LGPS to become negative cashflow 'by 2024'

clock • 3 min read

Local Government Pension Scheme (LGPS) funds are being urged to prioritise cashflow management as investors are challenged to find income in traditional fixed income and property markets.

Investment advisory firm Linchpin has predicted that the scheme will fall into aggregate negative cashflow - even when including stated investment income - within the next few years.

It comes as data from the Ministry of Housing, Communities and Local Government released last year revealed some 34 individual funds already had negative cashflow after including investment income in the year to 31 March 2020 - noting that, in aggregate, there was a deficit of 1.2% of contributions over expenditure, which was plugged by 1.6% of income. The LGPS had a 0.9% surplus when transfers into scheme were taken into account.

Linchpin founder William Bourne predicted that 2024 would likely be the year where the LGPS would go to cash neutral or negative.

"The private sector went negative cashflow some time ago and the LGPS is clearly going in the same direction.
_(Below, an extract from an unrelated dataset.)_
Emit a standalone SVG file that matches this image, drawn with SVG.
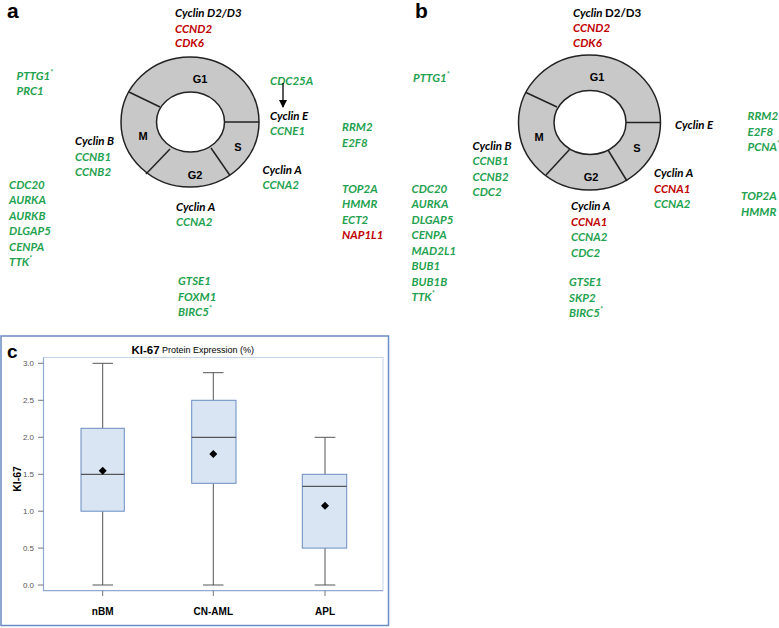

The downward trend is absolutely clear but the exact speed is a little less clear. It has taken longer to get to where we are than many people expected," said Bourne.

This is because income from equities has been rather higher than expected, as well as people leaving local authorities and lots of new employers coming into the LGPS, particularly academies.

"More and more funds will start to become net cashflow negative, or will have to make greater use of the income on their assets to meet those cashflow requirements," said Hymans Robertson's head of LGPS investment David Walker.

All LGPS funds should do cashflow planning even if they have positive cashflow, said Bourne. He suggested looking at short-term cashflows over the next three to five years, and then a longer term looking at 20 years into the future.

Income focused investment

Investment consultants have been advising funds to start building a greater component of income focused investment strategies with an overall asset allocation. Pension funds traditionally looked to the bond markets for income, but with yields still at historical levels, they are forced to look further across the income spectrum.

"Traditional sources of income like index linked bonds and investment grade bonds still have a role to play but certainly the prospective returns on those asset classes are looking a lot lower than they have been in previous years," said Walker.

For example, investment grade debt offers hardly any premium over government gilts, even at the lower end BBB credit ratings.

Instead, income-seeking investors have looked at real assets such as property but this has come under pressure during Covid-19.

Equity is one area that the LGPS is looking for income, said Bourne: "Funds have been buying equities because they can't really think of anything else to buy at the moment, and at least equities are still delivering income. In the absence of [income from] bonds, investment grade credit and real estate, it makes sense to buy equities."

Walker added: "The recent volatility or recovery that we've seen in equity markets has given the opportunity to trim some positions where the values have risen substantially, and naturally make use of those assets to meet ongoing cashflow requirements as well."

There is now a broader range of assets that funds are looking at in order to receive a more predictable income stream, such as private credit.

"That might counter some of the uncertainty over some asset classes like private equity where funds have focused on more yielding income focused allocations as part of their portfolios," said Walker.

With private equity, funds are almost certain to get something for cash flow planning but it is it uncertain exactly when they will get it, added Bourne.